The private sale process exists because owners want to explore selling without telling the world. Done correctly, nobody outside a small group of vetted buyers under NDA ever knows the business is for sale.
The private sale process, step by step
Step 1: Understand your valuation
Before you talk to any buyer, know your defensible range. Read the valuation guide, then request a formal valuation. If the number is not what you expected, use the drivers list as a 6 to 12 month roadmap and re-value later.
Step 2: Clean-up sprint
A buyer will discount you for the same 3 to 5 things every time. Fix them before they see the deck:
- Reconcile the last 24 months of P&L to bank statements
- Map add-backs and deductions explicitly
- Update provider agreements to cover a change of control
- Take a real inventory count with unit costs
- Get lease term and renewal in writing
This step is boring and it makes you a lot of money.
Step 3: Build the confidential deck
Anonymized. No brand name. No exact address. Enough for a buyer to understand the shape of the business without being able to identify it. Includes:
- Revenue and adjusted EBITDA trend, last 24 months
- Service mix breakdown
- Provider profile (roles, tenure, concentration)
- Retention and membership metrics
- Growth story and levers not yet pulled
Step 4: Private buyer introductions
A gated buyer network. Each buyer signs an NDA before they see the deck. You approve every intro. Buyers who move past first-look sign a stronger NDA before they see brand-identifying details.
Buyers you want to see: private-equity aesthetics sponsors, family offices with a services thesis, and strategic operators expanding via bolt-ons. Buyers you do not want to see: your competitors down the street.
Step 5: LOI and diligence
Serious buyers move to a letter of intent. Once you sign, they get 30 to 60 days of exclusivity to conduct diligence:
- Quality of earnings review
- Compliance and licensing review
- Provider agreement review
- Real estate and lease
- Patient data and privacy
Prepped sellers survive diligence. Unprepped sellers get repriced.
Step 6: Purchase agreement and close
Definitive documents get negotiated. Typical deal structures are cash at close plus a working capital adjustment, sometimes with a small hold-back or earn-out tied to provider retention.
What to tell your staff
Nothing, until you have a signed LOI and a specific plan for their role post-close. Then a scripted conversation, one on one, with the buyer aligned on what you say.
The reason for the delay: pre-LOI, deals fall through. You do not want to have a difficult conversation, lose the deal, and now have staff wondering when the next buyer will show up.
What to tell your patients
Nothing until close.

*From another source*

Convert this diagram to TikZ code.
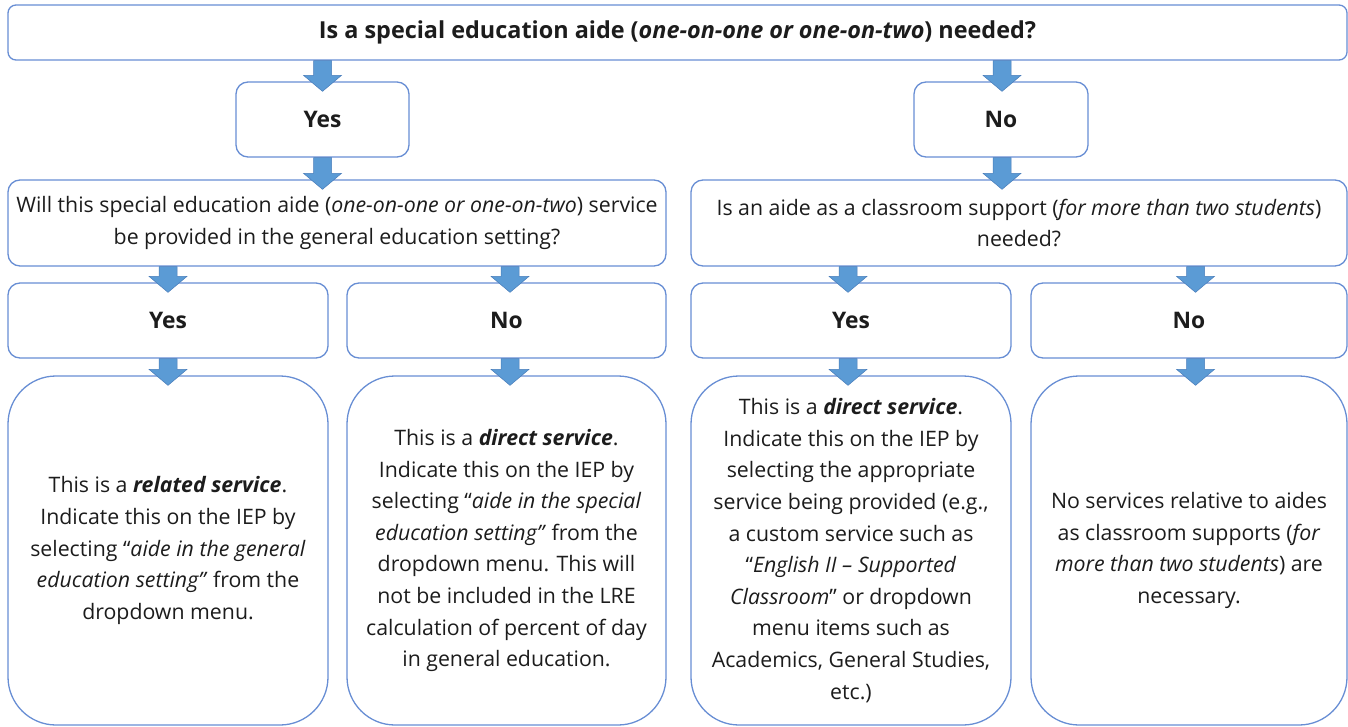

Patients care about continuity of the provider they see, not the ownership structure. Post-close, a warm hand-off letter co-signed by the buyer maintains retention.
Common mistakes
- Talking to a generic business broker who lists the spa publicly
- Trying to sell without cleaning up the P&L
- Signing an LOI without exclusivity terms you can live with
- Underestimating how long diligence takes
When to start
The window from "thinking about selling" to signed docs is usually 4 to 8 months. If you are considering a sale in the next 12 months, start with a valuation now.
Common questions.
How long does it take to sell a med spa?
Well-prepped spas usually close in 3 to 6 months from valuation to signed docs. Underprepared spas take longer because diligence stalls.
Can I sell without telling my staff?
Yes. There is no public listing. Every buyer conversation is under NDA. Staff and patients find out on your timeline.